Algunos todavía dicen que exageramos. Que esto siempre ha sido así. Que todos los Gobiernos han mentido, que todos los ministros han cometido errores. No. No es lo mismo. Nunca lo ha sido. Porque antes, al menos, se fingía decencia. Había límites. Había dimisiones. Había consecuencias. Hoy no hay nada de eso. Hoy hay memes. Hoy hay titulares que duran un día. Hoy hay ruido. Pero no hay vergüenza. Y eso, más que nada, debería preocuparnos. Porque cuando se pierde la vergüenza, se pierde todo.

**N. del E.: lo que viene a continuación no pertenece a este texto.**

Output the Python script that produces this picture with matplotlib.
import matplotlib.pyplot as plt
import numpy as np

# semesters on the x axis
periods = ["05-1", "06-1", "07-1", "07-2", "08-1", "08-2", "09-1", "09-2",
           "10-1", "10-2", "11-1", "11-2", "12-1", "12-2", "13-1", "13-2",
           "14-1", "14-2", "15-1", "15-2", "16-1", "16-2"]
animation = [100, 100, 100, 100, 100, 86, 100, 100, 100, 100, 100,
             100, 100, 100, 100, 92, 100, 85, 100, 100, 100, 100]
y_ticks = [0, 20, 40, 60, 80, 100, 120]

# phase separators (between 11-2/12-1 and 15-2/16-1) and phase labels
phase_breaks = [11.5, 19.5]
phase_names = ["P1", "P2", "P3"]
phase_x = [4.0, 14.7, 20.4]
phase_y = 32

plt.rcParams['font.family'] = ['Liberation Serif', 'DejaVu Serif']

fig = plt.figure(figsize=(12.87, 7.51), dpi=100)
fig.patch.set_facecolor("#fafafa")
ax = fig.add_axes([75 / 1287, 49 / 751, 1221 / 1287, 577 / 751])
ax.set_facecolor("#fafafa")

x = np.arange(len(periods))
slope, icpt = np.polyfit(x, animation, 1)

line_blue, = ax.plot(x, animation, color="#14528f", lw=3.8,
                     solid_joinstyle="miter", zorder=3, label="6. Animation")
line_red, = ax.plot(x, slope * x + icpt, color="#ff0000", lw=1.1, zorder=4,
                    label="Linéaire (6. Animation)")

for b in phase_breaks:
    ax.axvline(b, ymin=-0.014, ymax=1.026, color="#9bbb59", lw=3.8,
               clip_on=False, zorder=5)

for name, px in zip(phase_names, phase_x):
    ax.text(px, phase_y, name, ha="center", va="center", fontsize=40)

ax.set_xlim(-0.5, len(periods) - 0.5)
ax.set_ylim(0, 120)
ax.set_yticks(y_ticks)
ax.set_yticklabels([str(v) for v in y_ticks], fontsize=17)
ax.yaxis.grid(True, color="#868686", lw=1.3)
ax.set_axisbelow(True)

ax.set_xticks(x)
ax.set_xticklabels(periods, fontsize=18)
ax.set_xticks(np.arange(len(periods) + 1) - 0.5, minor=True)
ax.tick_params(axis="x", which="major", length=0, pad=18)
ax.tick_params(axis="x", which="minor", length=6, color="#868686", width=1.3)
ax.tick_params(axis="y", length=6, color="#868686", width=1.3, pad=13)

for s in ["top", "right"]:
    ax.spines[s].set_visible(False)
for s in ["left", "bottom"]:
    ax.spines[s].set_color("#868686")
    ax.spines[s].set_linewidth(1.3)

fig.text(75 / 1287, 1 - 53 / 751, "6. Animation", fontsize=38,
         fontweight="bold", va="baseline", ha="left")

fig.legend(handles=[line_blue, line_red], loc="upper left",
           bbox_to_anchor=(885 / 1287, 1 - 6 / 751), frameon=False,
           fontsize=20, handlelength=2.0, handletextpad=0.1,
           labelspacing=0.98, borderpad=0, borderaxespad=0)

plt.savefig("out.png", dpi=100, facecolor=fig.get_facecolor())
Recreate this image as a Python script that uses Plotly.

No se puede gobernar desde el desprecio al que piensa distinto. No se puede insultar a la mitad del país día sí y día también y pretender luego pedirle lealtad institucional. No se puede construir una nación a base de dividirla. Porque una nación rota no progresa. Una sociedad enfrentada no avanza. Un país fracturado no sobrevive. Y todo esto, por desgracia, es exactamente lo que está pasando. Y cada día que pasa sin que nadie haga nada, sin que nadie reaccione, sin que nadie pague el precio político de su desastre, es un día más en la degradación de nuestra democracia.
No hay camino fácil. No hay salvadores mágicos. Pero lo que sí debería haber, ya, es dignidad. Dignidad para decir basta. Dignidad para exigir rendición de cuentas. Dignidad para señalar al incompetente, al manipulador, al mentiroso. Dignidad para dejar de tolerar lo intolerable. Dignidad para exigir que los ministros sean ministros y no influencers. Que el presidente sea presidente y no un comercial de sí mismo. Que la política vuelva a ser servicio y no circo.
Porque si no lo hacemos, si seguimos tragando, si seguimos normalizando esta feria de los horrores, entonces lo mereceremos. Y eso sí que será el final. No porque nos hayan vencido, sino porque nos habremos rendido sin pelear.
Y eso, amigo lector, sería imperdonable.